>> Start

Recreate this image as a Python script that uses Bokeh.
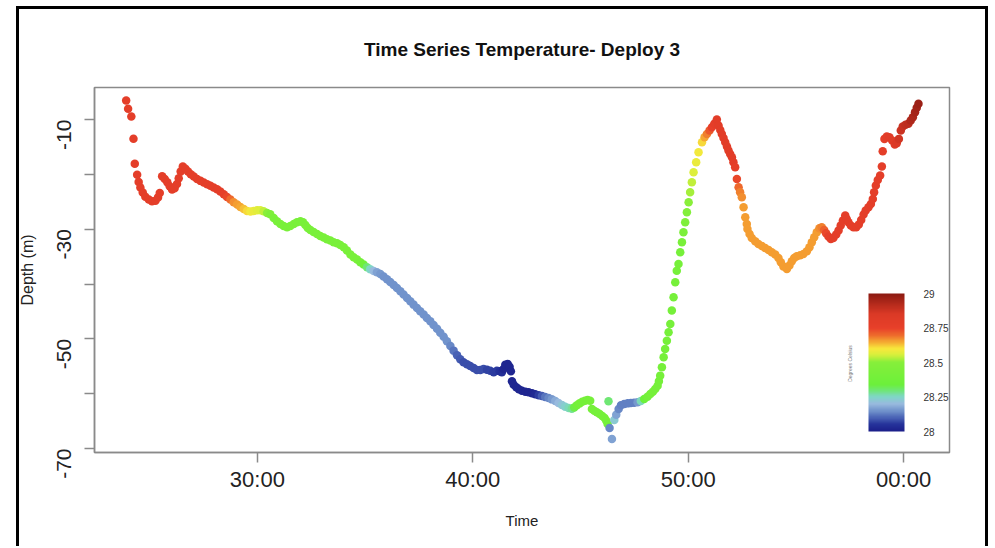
import math
import numpy as np
from bokeh.plotting import figure
from bokeh.models import (ColumnDataSource, LinearColorMapper, ColorBar, FixedTicker, Label)
from bokeh.embed import file_html
from bokeh.resources import INLINE

# ---------------- data ----------------
time_min = [
    23.91, 24.00, 24.15, 24.25, 24.31, 24.42, 24.49, 24.57, 24.68, 24.80, 24.96, 25.11, 25.27, 25.39, 25.47,
    25.58, 25.70, 25.82, 25.93, 26.04, 26.16, 26.27, 26.35, 26.44, 26.54, 26.66, 26.78, 26.91, 27.05, 27.20,
    27.36, 27.51, 27.67, 27.82, 27.97, 28.13, 28.28, 28.44, 28.59, 28.75, 28.90, 29.06, 29.21, 29.37, 29.52,
    29.68, 29.83, 29.99, 30.14, 30.29, 30.45, 30.60,
    30.76, 30.91, 31.07, 31.22, 31.38, 31.53, 31.69, 31.84, 32.00, 32.12, 32.23, 32.34, 32.46, 32.61, 32.77,
    32.92, 33.08, 33.23, 33.39, 33.54, 33.70, 33.85, 34.01, 34.16, 34.32, 34.47, 34.63, 34.78, 34.93, 35.09,
    35.24, 35.40, 35.55, 35.71, 35.86, 36.02, 36.17, 36.33, 36.48, 36.64, 36.79, 36.95, 37.10, 37.25, 37.41,
    37.56, 37.72, 37.87, 38.03, 38.18, 38.34, 38.49, 38.65, 38.80, 38.96, 39.11, 39.27, 39.42, 39.57, 39.73,
    39.88, 40.04, 40.19, 40.35, 40.50, 40.66, 40.81,
    40.97, 41.12, 41.25, 41.35, 41.43, 41.51, 41.62, 41.71, 41.77, 41.82, 41.90, 42.02, 42.14, 42.28, 42.44,
    42.59, 42.75, 42.90, 43.06, 43.21, 43.36, 43.52, 43.67, 43.83, 43.98, 44.14, 44.29, 44.45, 44.60, 44.71,
    44.83, 44.96, 45.08, 45.21, 45.33, 45.45, 45.53, 45.64, 45.76, 45.89, 46.01, 46.12, 46.20, 46.26, 46.30,
    46.35, 46.46, 46.57, 46.66, 46.77, 46.88, 47.03, 47.19, 47.34, 47.49, 47.65, 47.80, 47.96, 48.11, 48.24,
    48.36, 48.47, 48.58, 48.64,
    48.70, 48.78, 48.86, 48.93, 49.01, 49.09, 49.17, 49.24, 49.32, 49.40, 49.47, 49.55, 49.63, 49.71, 49.78,
    49.86, 49.94, 50.02, 50.09, 50.17, 50.25, 50.37, 50.48, 50.64, 50.76, 50.87, 50.99, 51.10, 51.21, 51.33,
    51.41, 51.49, 51.56, 51.64, 51.72, 51.80, 51.87, 51.95, 52.03, 52.10, 52.18, 52.26, 52.34, 52.41, 52.49,
    52.57, 52.65, 52.72, 52.75,
    52.85, 52.95, 53.11, 53.26, 53.42, 53.57, 53.73, 53.88, 54.04, 54.19, 54.30, 54.42, 54.58, 54.70, 54.81,
    54.92, 55.04, 55.20, 55.35, 55.51, 55.63, 55.74, 55.85, 55.97, 56.09, 56.20, 56.31, 56.40, 56.51, 56.62,
    56.74, 56.87, 56.98, 57.08, 57.18, 57.29, 57.36, 57.44, 57.55, 57.67, 57.80, 57.92, 58.03, 58.14, 58.24,
    58.37, 58.48, 58.57, 58.63, 58.71, 58.80, 58.91, 58.99, 59.03, 59.11, 59.22, 59.34, 59.47, 59.59, 59.68,
    59.78, 59.87, 59.96, 60.09, 60.22, 60.33, 60.43, 60.53, 60.61, 60.69,
]

depth_m = [
    -6.53, -8.05, -9.45, -13.52, -18.08, -20.09, -21.40, -22.40, -23.30, -24.10, -24.60, -24.90, -24.80, -24.20, -23.40,
    -20.34, -20.83, -21.43, -22.17, -22.77, -22.53, -21.74, -20.71, -19.49, -18.58, -19.00, -19.49, -19.98, -20.40, -20.83,
    -21.19, -21.50, -21.80, -22.10, -22.41, -22.71, -23.14, -23.63, -24.11, -24.60, -25.09, -25.51, -25.94, -26.30, -26.67,
    -26.79, -26.67, -26.54, -26.54, -26.73, -27.03, -27.27,
    -27.94, -28.55, -29.04, -29.40, -29.65, -29.40, -29.04, -28.73, -28.55, -28.73, -29.22, -29.77, -30.13, -30.50, -30.86,
    -31.23, -31.53, -31.84, -32.08, -32.38, -32.57, -32.87, -33.30, -33.91, -34.63, -35.12, -35.55, -36.03, -36.46, -36.95,
    -37.31, -37.62, -37.86, -38.16, -38.65, -39.14, -39.62, -40.17, -40.72, -41.33, -41.93, -42.54, -43.15, -43.76, -44.37,
    -44.98, -45.58, -46.19, -46.80, -47.47, -48.14, -48.87, -49.60, -50.45, -51.30, -52.15, -53.00, -53.73, -54.28, -54.65,
    -54.95, -55.32, -55.68, -55.68, -55.50, -55.62, -55.80,
    -56.11, -55.80, -55.93, -56.11, -55.50, -54.71, -54.59, -55.07, -55.93, -57.75, -58.36, -58.85, -59.21, -59.45, -59.64,
    -59.76, -59.94, -60.12, -60.31, -60.43, -60.61, -60.79, -61.04, -61.34, -61.70, -62.07, -62.37, -62.62, -62.74, -62.50,
    -62.13, -61.77, -61.46, -61.28, -61.16, -61.28, -62.80, -63.10, -63.41, -63.71, -64.08, -64.44, -64.93, -65.54, -61.40,
    -66.27, -68.27, -64.81, -63.83, -62.80, -62.13, -61.89, -61.77, -61.70, -61.64, -61.58, -61.34, -60.97, -60.55, -60.06,
    -59.64, -59.15, -58.54, -57.75,
    -56.71, -55.19, -53.37, -51.85, -50.33, -48.81, -47.29, -44.85, -42.42, -39.68, -37.56, -36.34, -34.21, -32.38, -30.56,
    -28.73, -26.91, -25.09, -23.26, -21.44, -19.61, -17.79, -15.96, -14.14, -13.22, -12.62, -12.01, -11.40, -10.79, -10.00,
    -11.10, -11.89, -12.62, -13.35, -14.14, -14.93, -15.66, -16.27, -16.87, -17.79, -18.70, -20.83, -22.35, -23.26, -24.17,
    -26.00, -27.82, -29.04, -29.95,
    -30.86, -31.59, -32.20, -32.69, -33.05, -33.42, -33.78, -34.21, -34.63, -35.24, -36.03, -36.82, -37.25, -36.64, -35.85,
    -35.24, -34.94, -34.76, -34.51, -34.03, -33.30, -32.38, -31.47, -30.56, -29.83, -29.65, -30.13, -30.74, -31.35, -31.78,
    -31.59, -30.98, -30.26, -29.34, -28.43, -27.52, -28.13, -28.73, -29.34, -29.65, -29.65, -29.16, -28.31, -27.34, -26.61,
    -26.00, -25.39, -24.48, -23.26, -22.04, -21.01, -20.22, -18.58, -15.78, -13.53, -13.10, -13.22, -13.83, -14.56, -14.32,
    -13.53, -12.01, -11.28, -10.97, -10.79, -10.18, -9.57, -8.66, -7.87, -7.14,
]

temp_c = [
    28.78, 28.78, 28.78, 28.78, 28.78, 28.78, 28.78, 28.78, 28.78, 28.78, 28.78, 28.78, 28.78, 28.78, 28.78,
    28.78, 28.78, 28.78, 28.78, 28.78, 28.78, 28.78, 28.78, 28.78, 28.78, 28.78, 28.78, 28.78, 28.78, 28.78,
    28.78, 28.78, 28.78, 28.78, 28.78, 28.78, 28.78, 28.77, 28.74, 28.70, 28.67, 28.66, 28.65, 28.63, 28.61,
    28.59, 28.58, 28.57, 28.56, 28.54, 28.50, 28.45,
    28.42, 28.42, 28.42, 28.42, 28.42, 28.42, 28.42, 28.42, 28.42, 28.42, 28.42, 28.42, 28.42, 28.42, 28.42,
    28.42, 28.42, 28.42, 28.42, 28.42, 28.42, 28.42, 28.42, 28.42, 28.42, 28.42, 28.42, 28.40, 28.36, 28.30,
    28.25, 28.20, 28.17, 28.16, 28.15, 28.15, 28.15, 28.15, 28.15, 28.15, 28.15, 28.15, 28.15, 28.15, 28.15,
    28.15, 28.15, 28.15, 28.15, 28.15, 28.15, 28.15, 28.15, 28.15, 28.14, 28.12, 28.10, 28.09, 28.08, 28.08,
    28.08, 28.08, 28.08, 28.08, 28.08, 28.07, 28.07,
    28.06, 28.06, 28.05, 28.04, 28.02, 28.02, 28.02, 28.02, 28.02, 28.02, 28.02, 28.02, 28.02, 28.02, 28.02,
    28.02, 28.02, 28.03, 28.06, 28.09, 28.12, 28.14, 28.16, 28.18, 28.20, 28.22, 28.24, 28.26, 28.28, 28.33,
    28.38, 28.40, 28.40, 28.40, 28.40, 28.40, 28.40, 28.40, 28.40, 28.40, 28.40, 28.40, 28.40, 28.38, 28.30,
    28.14, 28.17, 28.23, 28.17, 28.14, 28.13, 28.13, 28.13, 28.13, 28.13, 28.16, 28.26, 28.34, 28.38, 28.40,
    28.40, 28.40, 28.40, 28.40,
    28.40, 28.40, 28.40, 28.40, 28.40, 28.40, 28.40, 28.40, 28.40, 28.40, 28.40, 28.40, 28.40, 28.42, 28.44,
    28.46, 28.48, 28.50, 28.52, 28.54, 28.56, 28.58, 28.59, 28.61, 28.65, 28.68, 28.72, 28.76, 28.78, 28.80,
    28.80, 28.80, 28.80, 28.80, 28.80, 28.80, 28.80, 28.80, 28.80, 28.79, 28.77, 28.74, 28.70, 28.68, 28.67,
    28.66, 28.66, 28.66, 28.66,
    28.66, 28.66, 28.66, 28.66, 28.66, 28.66, 28.66, 28.66, 28.66, 28.66, 28.66, 28.66, 28.66, 28.66, 28.66,
    28.66, 28.66, 28.66, 28.66, 28.66, 28.66, 28.66, 28.66, 28.66, 28.67, 28.68, 28.71, 28.74, 28.77, 28.78,
    28.78, 28.78, 28.78, 28.78, 28.78, 28.78, 28.78, 28.78, 28.78, 28.78, 28.78, 28.78, 28.78, 28.78, 28.78,
    28.78, 28.78, 28.78, 28.78, 28.78, 28.78, 28.78, 28.78, 28.78, 28.78, 28.80, 28.81, 28.82, 28.83, 28.85,
    28.87, 28.88, 28.89, 28.90, 28.91, 28.93, 28.94, 28.95, 28.96, 28.97,
]

x_tick_vals = [30, 40, 50, 60]
x_tick_labels = ["30:00", "40:00", "50:00", "00:00"]
y_tick_vals = [-10, -20, -30, -40, -50, -60, -70]
y_tick_labels = ["-10", "", "-30", "", "-50", "", "-70"]
cbar_tick_vals = [28.0, 28.25, 28.5, 28.75, 29.0]
cbar_tick_labels = ["28", "28.25", "28.5", "28.75", "29"]

# ---------------- colour scale ----------------
stops = [
    (28.00, "#1b1f8a"), (28.05, "#25329a"), (28.10, "#4a64b6"), (28.15, "#7294cc"),
    (28.20, "#98bade"), (28.25, "#80d6c8"), (28.30, "#6ee870"), (28.34, "#6cf03a"),
    (28.50, "#86ef3a"), (28.56, "#dcef3c"), (28.60, "#f7e83c"), (28.65, "#f5a832"),
    (28.70, "#ee6a2c"), (28.75, "#e8402a"), (28.85, "#dc3a26"), (29.00, "#8c1a12"),
]
sv = np.array([s[0] for s in stops])
rgb = np.array([[int(h[i:i + 2], 16) for i in (1, 3, 5)] for _, h in stops], dtype=float)
grid_t = np.linspace(28.0, 29.0, 256)
palette = []
for tt in grid_t:
    c = [int(round(np.interp(tt, sv, rgb[:, k]))) for k in range(3)]
    palette.append("#%02x%02x%02x" % tuple(c))

mapper = LinearColorMapper(palette=palette, low=28.0, high=29.0)

src = ColumnDataSource(dict(t=time_min, d=depth_m, temp=temp_c))

FONT = "Liberation Sans"

p = figure(width=976, height=540, x_range=(22.44, 62.13), y_range=(-70.73, -4.16),
           output_backend="svg", toolbar_location=None,
           title="Time Series Temperature- Deploy 3")
# outer black frame (open at the bottom), drawn as inset shadows on the page element
p.styles = {"margin-left": "12px", "margin-top": "6px",
            "background-color": "white",
            "box-shadow": ("inset 4px 0 0 0 white, inset 7px 0 0 0 black, "
                           "inset -3px 0 0 0 black, inset 0 3px 0 0 black")}
p.border_fill_color = None
p.background_fill_color = "white"
p.min_border_left = 82
p.min_border_right = 39
p.min_border_top = 81
p.min_border_bottom = 94
p.grid.grid_line_color = None
p.outline_line_color = "#8a8a8a"
p.outline_line_width = 1.5

p.title.text_font = FONT
p.title.text_font_size = "19px"
p.title.text_font_style = "bold"
p.title.align = "center"
p.title.text_color = "#111111"
p.title.standoff = 56

for ax in (p.xaxis[0], p.yaxis[0]):
    ax.axis_line_color = "#8a8a8a"
    ax.axis_line_width = 1.5
    ax.major_tick_line_color = "#8a8a8a"
    ax.major_tick_line_width = 1.5
    ax.major_tick_out = 10
    ax.major_tick_in = 0
    ax.minor_tick_line_color = None
    ax.major_label_text_font = FONT
    ax.major_label_text_color = "#222222"
    ax.axis_label_text_font = FONT
    ax.axis_label_text_font_style = "normal"
    ax.axis_label_text_color = "#222222"

p.xaxis.ticker = FixedTicker(ticks=x_tick_vals)
p.xaxis.major_label_overrides = dict(zip(x_tick_vals, x_tick_labels))
p.xaxis.major_label_text_font_size = "22px"
p.xaxis.major_label_standoff = 4
p.xaxis.axis_label = "Time"
p.xaxis.axis_label_text_font_size = "15px"
p.xaxis.axis_label_standoff = 17

p.yaxis.ticker = FixedTicker(ticks=y_tick_vals)
p.yaxis.major_label_overrides = dict(zip(y_tick_vals, y_tick_labels))
p.yaxis.major_label_text_font_size = "21px"
p.yaxis.major_label_orientation = math.pi / 2
p.yaxis.major_label_standoff = 20
p.yaxis.axis_label = "Depth (m)"
p.yaxis.axis_label_text_font_size = "16px"
p.yaxis.axis_label_standoff = 12

p.scatter(x="t", y="d", source=src, size=8.5,
          fill_color={"field": "temp", "transform": mapper}, line_color=None)

cb = ColorBar(color_mapper=mapper, location=(774, 21), width=36, height=138,
              padding=0, margin=0,
              ticker=FixedTicker(ticks=cbar_tick_vals),
              major_label_overrides=dict(zip(cbar_tick_vals, cbar_tick_labels)),
              major_label_text_font=FONT, major_label_text_font_size="10px",
              major_label_text_color="#333333", major_label_text_align="center",
              label_standoff=19,
              major_tick_line_color=None, bar_line_color=None,
              border_line_color=None, background_fill_alpha=0)
p.add_layout(cb, "center")

p.add_layout(Label(x=57.52, y=-54.5, text="Degrees Celsius", angle=math.pi / 2,
                   text_align="center", text_baseline="middle",
                   text_font=FONT, text_font_size="5px", text_color="#777777"))

open("out.html", "w").write(file_html(p, INLINE))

>> End

◆ **Required work**
Your task is to return the lines above, from the first one up to and including the line containing "from bokeh.resources import INLINE", minus any pictures.

◆ **Answer for this exercise**
Recreate this image as a Python script that uses Bokeh.
import math
import numpy as np
from bokeh.plotting import figure
from bokeh.models import (ColumnDataSource, LinearColorMapper, ColorBar, FixedTicker, Label)
from bokeh.embed import file_html
from bokeh.resources import INLINE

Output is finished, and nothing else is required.